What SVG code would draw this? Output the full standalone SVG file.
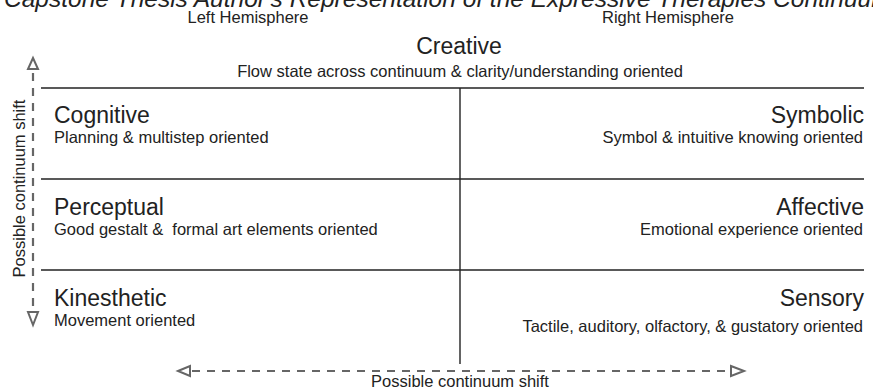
<svg xmlns="http://www.w3.org/2000/svg" width="873" height="391" viewBox="0 0 873 391">
<style>
text{font-family:"Liberation Sans",Arial,sans-serif;fill:#222}
.t{font-size:23px}
.s{font-size:16.5px}
.grid{stroke:#222;stroke-width:1.4;fill:none}
.dash{stroke:#666;stroke-width:2.2;stroke-dasharray:8,7;fill:none}
.head{fill:#fff;stroke:#666;stroke-width:2}
</style>
<rect width="873" height="391" fill="#fff"/>
<text x="4" y="7" style="font-size:24.5px;font-style:italic">Capstone Thesis Author's Representation of the Expressive Therapies Continuum</text>
<text class="s" x="248" y="23" text-anchor="middle">Left Hemisphere</text>
<text class="s" x="668" y="23" text-anchor="middle">Right Hemisphere</text>
<g id="grid">
<line class="grid" x1="41" y1="88" x2="864" y2="88"/>
<line class="grid" x1="41" y1="179" x2="864" y2="179"/>
<line class="grid" x1="41" y1="270" x2="864" y2="270"/>
<line class="grid" x1="460" y1="88" x2="460" y2="364"/>
</g>
<g id="creative"><text class="t" x="459" y="54" text-anchor="middle">Creative</text><text class="s" x="460" y="77" text-anchor="middle">Flow state across continuum &amp; clarity/understanding oriented</text></g>
<g id="cognitive"><text class="t" x="54" y="123">Cognitive</text><text class="s" x="54" y="143">Planning &amp; multistep oriented</text></g>
<g id="symbolic"><text class="t" x="864" y="123" text-anchor="end">Symbolic</text><text class="s" x="863" y="143" text-anchor="end">Symbol &amp; intuitive knowing oriented</text></g>
<g id="perceptual"><text class="t" x="54" y="215">Perceptual</text><text class="s" x="54" y="235" xml:space="preserve">Good gestalt &amp;  formal art elements oriented</text></g>
<g id="affective"><text class="t" x="864" y="215" text-anchor="end">Affective</text><text class="s" x="863" y="235" text-anchor="end">Emotional experience oriented</text></g>
<g id="kinesthetic"><text class="t" x="54" y="306">Kinesthetic</text><text class="s" x="54" y="326">Movement oriented</text></g>
<g id="sensory"><text class="t" x="864" y="306" text-anchor="end">Sensory</text><text class="s" x="863" y="332" text-anchor="end">Tactile, auditory, olfactory, &amp; gustatory oriented</text></g>
<g id="connectors">
<line class="dash" x1="33" y1="73" x2="33" y2="309"/>
<polygon class="head" points="33,58 28,69 38,69"/>
<polygon class="head" points="33,325 28,312 38,312"/>
<line class="dash" x1="192" y1="371" x2="730" y2="371"/>
<polygon class="head" points="178,371 190,366 190,376"/>
<polygon class="head" points="744,371 731,366 731,376"/>
</g>
<text class="s" transform="translate(25 188.5) rotate(-90)" text-anchor="middle">Possible continuum shift</text>
<text class="s" x="460" y="387" text-anchor="middle">Possible continuum shift</text>
</svg>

+ + + + + + +

## PROBLEM TO SOLVE
Replicate the material above verbatim; images stay out of the copy.

## CORRECT OUTPUT
What SVG code would draw this? Output the full standalone SVG file.
<svg xmlns="http://www.w3.org/2000/svg" width="873" height="391" viewBox="0 0 873 391">
<style>
text{font-family:"Liberation Sans",Arial,sans-serif;fill:#222}
.t{font-size:23px}
.s{font-size:16.5px}
.grid{stroke:#222;stroke-width:1.4;fill:none}
.dash{stroke:#666;stroke-width:2.2;stroke-dasharray:8,7;fill:none}
.head{fill:#fff;stroke:#666;stroke-width:2}
</style>
<rect width="873" height="391" fill="#fff"/>
<text x="4" y="7" style="font-size:24.5px;font-style:italic">Capstone Thesis Author's Representation of the Expressive Therapies Continuum</text>
<text class="s" x="248" y="23" text-anchor="middle">Left Hemisphere</text>
<text class="s" x="668" y="23" text-anchor="middle">Right Hemisphere</text>
<g id="grid">
<line class="grid" x1="41" y1="88" x2="864" y2="88"/>
<line class="grid" x1="41" y1="179" x2="864" y2="179"/>
<line class="grid" x1="41" y1="270" x2="864" y2="270"/>
<line class="grid" x1="460" y1="88" x2="460" y2="364"/>
</g>
<g id="creative"><text class="t" x="459" y="54" text-anchor="middle">Creative</text><text class="s" x="460" y="77" text-anchor="middle">Flow state across continuum &amp; clarity/understanding oriented</text></g>
<g id="cognitive"><text class="t" x="54" y="123">Cognitive</text><text class="s" x="54" y="143">Planning &amp; multistep oriented</text></g>
<g id="symbolic"><text class="t" x="864" y="123" text-anchor="end">Symbolic</text><text class="s" x="863" y="143" text-anchor="end">Symbol &amp; intuitive knowing oriented</text></g>
<g id="perceptual"><text class="t" x="54" y="215">Perceptual</text><text class="s" x="54" y="235" xml:space="preserve">Good gestalt &amp;  formal art elements oriented</text></g>
<g id="affective"><text class="t" x="864" y="215" text-anchor="end">Affective</text><text class="s" x="863" y="235" text-anchor="end">Emotional experience oriented</text></g>
<g id="kinesthetic"><text class="t" x="54" y="306">Kinesthetic</text><text class="s" x="54" y="326">Movement oriented</text></g>
<g id="sensory"><text class="t" x="864" y="306" text-anchor="end">Sensory</text><text class="s" x="863" y="332" text-anchor="end">Tactile, auditory, olfactory, &amp; gustatory oriented</text></g>
<g id="connectors">
<line class="dash" x1="33" y1="73" x2="33" y2="309"/>
<polygon class="head" points="33,58 28,69 38,69"/>
<polygon class="head" points="33,325 28,312 38,312"/>
<line class="dash" x1="192" y1="371" x2="730" y2="371"/>
<polygon class="head" points="178,371 190,366 190,376"/>
<polygon class="head" points="744,371 731,366 731,376"/>
</g>
<text class="s" transform="translate(25 188.5) rotate(-90)" text-anchor="middle">Possible continuum shift</text>
<text class="s" x="460" y="387" text-anchor="middle">Possible continuum shift</text>
</svg>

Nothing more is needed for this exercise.